November 12, 2008
Investigating how tumors play hide-and-seek
ATLANTA — The body’s immune system is its line of defense against foreign invaders, from viruses to bacteria and tumors. But often tumors find ways to hide from the immune system, making it harder for the body to attack these deadly, swiftly multiplying cells.
Georgia State University’s Susanna Greer, assistant professor of biology and a Georgia Cancer Coalition researcher, received a four-year, $718,000 grant from the American Cancer Society in October to further explore proteins which play a role in allowing the body’s immune system to detect tumors.
Greer, a Georgia Cancer Coalition scientist, examines two proteins called Major Histocompatibility Complex (MHC) classes 1 and 2, which are in every cell of the body with the exception of red blood cells.
Each plays a similar role in bringing parts of foreign invaders like viruses or bacteria that have made it into the body — tipping off the immune system's response.
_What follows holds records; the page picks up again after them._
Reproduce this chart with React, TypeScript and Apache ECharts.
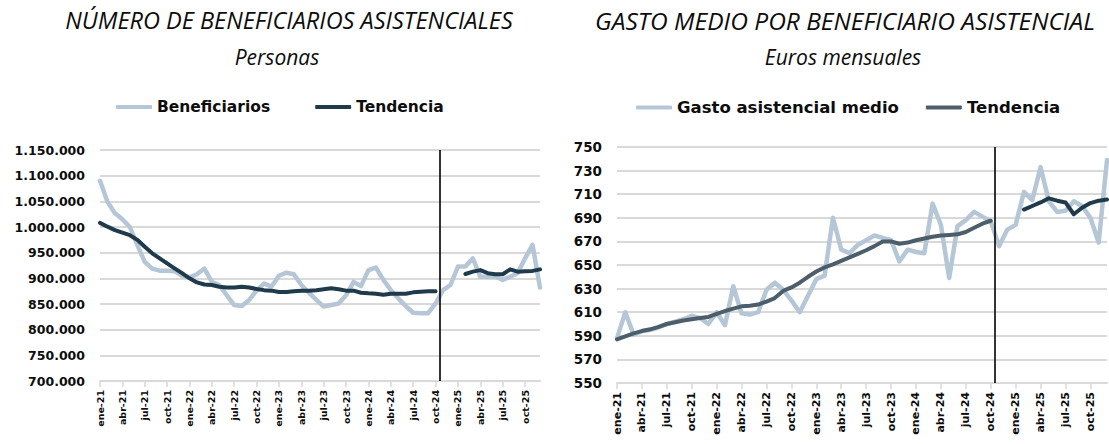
import React, { useEffect, useRef } from "react";
import * as echarts from "echarts";

// ---- Data ----
const MONTHS = ["ene", "feb", "mar", "abr", "may", "jun", "jul", "ago", "sep", "oct", "nov", "dic"];
const YEARS = ["21", "22", "23", "24", "25"];
const periods = YEARS.flatMap((y) => MONTHS.map((m) => `${m}-${y}`));
const tickIdx = periods.map((_, i) => i).filter((i) => i % 3 === 0);

// Número de beneficiarios asistenciales (personas)
const beneficiarios = [
  1090000, 1049000, 1027000, 1015000, 1000000, 965000, 932000, 919000, 915000, 915000, 914000, 905000,
  902000, 908000, 919000, 893000, 887000, 867000, 848000, 846000, 858000, 876000, 890000, 884000,
  905000, 911000, 908000, 887000, 872000, 858000, 845000, 848000, 851000, 867000, 893000, 885000,
  916000, 921000, 897000, 877000, 861000, 846000, 833000, 832000, 832000, 851000, 877000, 887000,
  923000, 923000, 939000, 903000, 903000, 903000, 897000, 903000, 910000, 939000, 965000, 882000,
];
const tendenciaBenef = [
  1008000, 1000600, 994000, 989000, 984000, 975000, 961600, 948700, 939000, 929000, 919500, 910000,
  900000, 892000, 888000, 887000, 883700, 882000, 882000, 883700, 882000, 879200, 877000, 876000,
  873400, 873400, 874700, 876000, 876000, 877000, 878600, 880500, 878600, 876000, 876000, 872000,
  870800, 870000, 868000, 870000, 870000, 870000, 872700, 874000, 874700, 874700, null, null,
  null, 908400, 913000, 916000, 910000, 908000, 908000, 917500, 913000, 914000, 914500, 917500,
];

// Gasto medio por beneficiario asistencial (euros mensuales)
const gastoMedio = [
  588, 610, 591, 594, 595, 597, 600, 602, 604, 607, 605, 600,
  610, 599, 632, 609, 608, 610, 629, 635, 629, 620, 610, 624,
  638, 641, 690, 663, 660, 667, 671, 675, 673, 671, 653, 663,
  661, 660, 702, 684, 639, 683, 688, 695, 691, 687, 666, 680,
  684, 712, 705, 733, 704, 695, 696, 704, 700, 690, 669, 739,
];
const tendenciaGasto = [
  587, 589.5, 592, 594, 595.5, 597.5, 600, 601.5, 603, 604, 605, 606,
  608.5, 611, 613, 615, 615.5, 616.5, 619, 622, 628, 631, 635, 640,
  644.5, 648, 650.5, 653.5, 656.5, 659.5, 662.5, 666, 670, 670, 668, 669,
  671, 672.5, 674, 675, 675.5, 676, 678, 681.5, 685, 687.5, null, null,
  null, null, null, null, null, null, null, null, null, null, null, null,
];
const tendenciaGastoProy = [
  null, null, null, null, null, null, null, null, null, null, null, null,
  null, null, null, null, null, null, null, null, null, null, null, null,
  null, null, null, null, null, null, null, null, null, null, null, null,
  null, null, null, null, null, null, null, null, null, null, null, null,
  null, 697, 700, 703, 706.5, 704.5, 703, 693, 698.5, 702.5, 704.5, 705.5,
];

// Separation between observed and projected months (between oct-24 and nov-24)
const FORECAST_CUT = 45.5;

const TITLE_L = "NÚMERO DE BENEFICIARIOS ASISTENCIALES";
const SUB_L = "Personas";
const TITLE_R = "GASTO MEDIO POR BENEFICIARIO ASISTENCIAL";
const SUB_R = "Euros mensuales";

// ---- Styles ----
const LIGHT = "#b5c6d7";
const DARK = "#1f3b4b";
const DARK_R = "#4b5e69";
const GRID = "#d9d9d9";
const TXT = "#0d0d0d";
const LABEL_FONT = "'DejaVu Sans', Arial, sans-serif";
const TITLE_FONT = "'Open Sans', 'Noto Sans', sans-serif";

const pairs = (arr: (number | null)[]) => arr.map((v, i) => [i, v === null ? "-" : v]);
const thousands = (v: number) => String(v).replace(/\B(?=(\d{3})+(?!\d))/g, ".");

function xAxisCfg(gridIndex: number, fontSize: number) {
  return {
    type: "value",
    gridIndex,
    min: 0,
    max: periods.length - 1,
    interval: 3,
    axisLine: { show: true, lineStyle: { color: GRID, width: 2 } },
    axisTick: { show: true, length: 6, lineStyle: { color: GRID, width: 1.5 }, customValues: tickIdx },
    splitLine: { show: false },
    axisLabel: {
      rotate: 90,
      margin: 9,
      customValues: tickIdx,
      formatter: (v: number) => (Number.isInteger(v) && v % 3 === 0 ? periods[v] : ""),
      fontFamily: LABEL_FONT,
      fontWeight: "bold",
      fontSize,
      color: TXT,
    },
  };
}

function yAxisCfg(gridIndex: number, min: number, max: number, interval: number, fontSize: number, fmt: (v: number) => string) {
  return {
    type: "value",
    gridIndex,
    min,
    max,
    interval,
    axisLine: { show: false },
    axisTick: { show: false },
    splitLine: { show: true, lineStyle: { color: GRID, width: 2 } },
    axisLabel: {
      margin: 15,
      formatter: fmt,
      fontFamily: LABEL_FONT,
      fontWeight: "bold",
      fontSize,
      color: TXT,
    },
  };
}

const cutLine = {
  silent: true,
  symbol: ["none", "none"],
  label: { show: false },
  lineStyle: { color: "#000", width: 1.6, type: "solid" },
  data: [{ xAxis: FORECAST_CUT }],
};

function lineSeries(name: string, data: (number | null)[], color: string, width: number, idx: number, extra: any = {}) {
  return {
    type: "line",
    name,
    xAxisIndex: idx,
    yAxisIndex: idx,
    data: pairs(data),
    showSymbol: false,
    symbol: "none",
    connectNulls: false,
    lineStyle: { color, width, cap: "round", join: "round" },
    itemStyle: { color },
    emphasis: { disabled: true },
    ...extra,
  };
}

export default function App() {
  const ref = useRef<HTMLDivElement>(null);
  useEffect(() => {
    if (!ref.current) return;
    const chart = echarts.init(ref.current, undefined, { renderer: "svg" });
    const legendText = (size: number) => ({
      fontFamily: LABEL_FONT,
      fontWeight: "bold",
      fontSize: size,
      color: TXT,
    });
    const titleText = (x: number, y: number, text: string, size: number) => ({
      type: "text",
      x,
      y,
      style: {
        text,
        fill: TXT,
        font: `italic ${size}px ${TITLE_FONT}`,
        textAlign: "center",
        textVerticalAlign: "middle",
      },
    });
    chart.setOption({
      animation: false,
      backgroundColor: "#ffffff",
      grid: [
        { left: 100, top: 150, width: 440, height: 231 },
        { left: 617, top: 147, width: 490, height: 236 },
      ],
      xAxis: [xAxisCfg(0, 9.5), xAxisCfg(1, 11)],
      yAxis: [
        yAxisCfg(0, 700000, 1150000, 50000, 12.5, thousands),
        yAxisCfg(1, 550, 750, 20, 13.5, (v: number) => String(v)),
      ],
      legend: [
        {
          data: ["Beneficiarios", "Tendencia"],
          left: 111,
          top: 94,
          icon: "roundRect",
          itemWidth: 36,
          itemHeight: 4,
          itemGap: 45,
          textStyle: legendText(15.5),
          selectedMode: false,
        },
        {
          data: ["Gasto asistencial medio", "Tendencia gasto"],
          formatter: (n: string) => (n === "Tendencia gasto" ? "Tendencia" : n),
          left: 631,
          top: 94,
          icon: "roundRect",
          itemWidth: 36,
          itemHeight: 4,
          itemGap: 27,
          textStyle: legendText(16.5),
          selectedMode: false,
        },
      ],
      graphic: [
        titleText(289, 20, TITLE_L, 23.5),
        titleText(277, 57, SUB_L, 21),
        titleText(845, 20, TITLE_R, 24.5),
        titleText(843, 57, SUB_R, 21),
      ],
      series: [
        lineSeries("Beneficiarios", beneficiarios, LIGHT, 4.5, 0, { markLine: cutLine }),
        lineSeries("Tendencia", tendenciaBenef, DARK, 4, 0),
        lineSeries("Gasto asistencial medio", gastoMedio, LIGHT, 4.5, 1, { markLine: cutLine }),
        lineSeries("Tendencia gasto", tendenciaGasto, DARK_R, 4, 1),
        lineSeries("Tendencia proyección", tendenciaGastoProy, DARK, 4, 1),
      ],
    });
    return () => chart.dispose();
  }, []);
  return <div ref={ref} style={{ position: "fixed", left: 0, top: 0, width: 1109, height: 444 }} />;
}
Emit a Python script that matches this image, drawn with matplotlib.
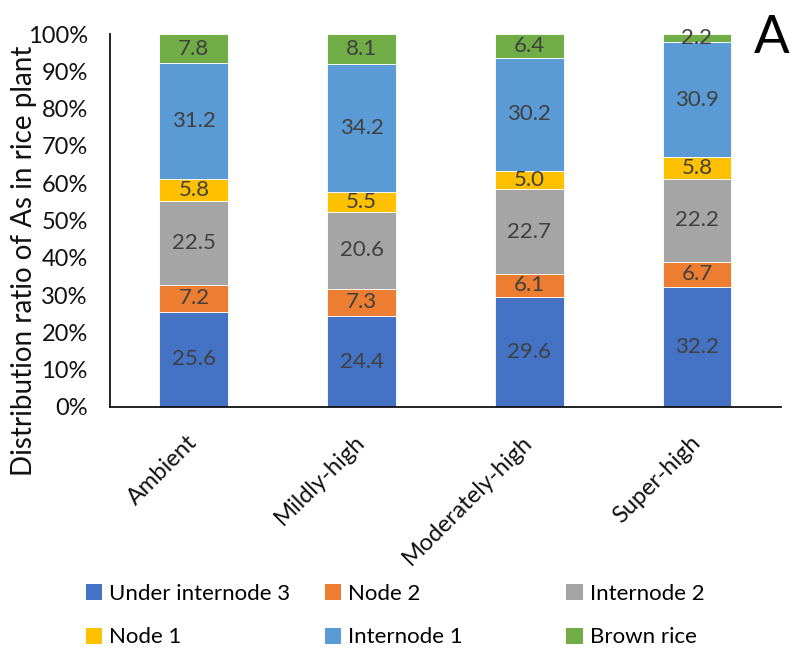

Class 1 typically alerts the immune system of foreign bodies within the cell, and brings pieces of those invaders to the surface.
By contrast, MHC Class 2 works to let the immune system know of foreign bodies in the spaces between cells.
Once alerted, the immune system starts an inflammatory response to clear out the infection — as it would with any foreign body, Greer explained.
“MHC Class 1 expressed on a tumor cell will alert the immune system that there are things inside that tumor cell that are different," she said. "The immune system doesn’t care, because it just sees those cells as different, and will use the attack mechanism to kill the tumor cell.”
The problem is that tumors are good at turning off these proteins that sound the warning.
The American Cancer Society grant is going toward the investigation of a specific mechanism used to create MHC Class 2. Class 2 alerts the immune system to proteins shed by tumor cells in the space between cells, allowing the immune system to attack tumor cells.
The epigenetic code used to make MHCs proteins is very complex and bound into extremely tight packages within genes. Greer and her lab are exploring how this code is translated to regulate the production of MHC Class 2.
Although MHC proteins play important roles in getting the immune system to respond to foreign invaders, sometimes the problem is not that the proteins are kept off — but stay on, causing autoimmune disorders like multiple sclerosis where the immune system attacks the central nervous system. So, discoveries made in protein transcription can open up a new way to help treat not just cancer, but other disorders as well.
“The more that we find out about how these proteins are transcribed and translated, in addition to how you can turn on transcription and turn it off, there are some very relevant chemical applications,” Greer said.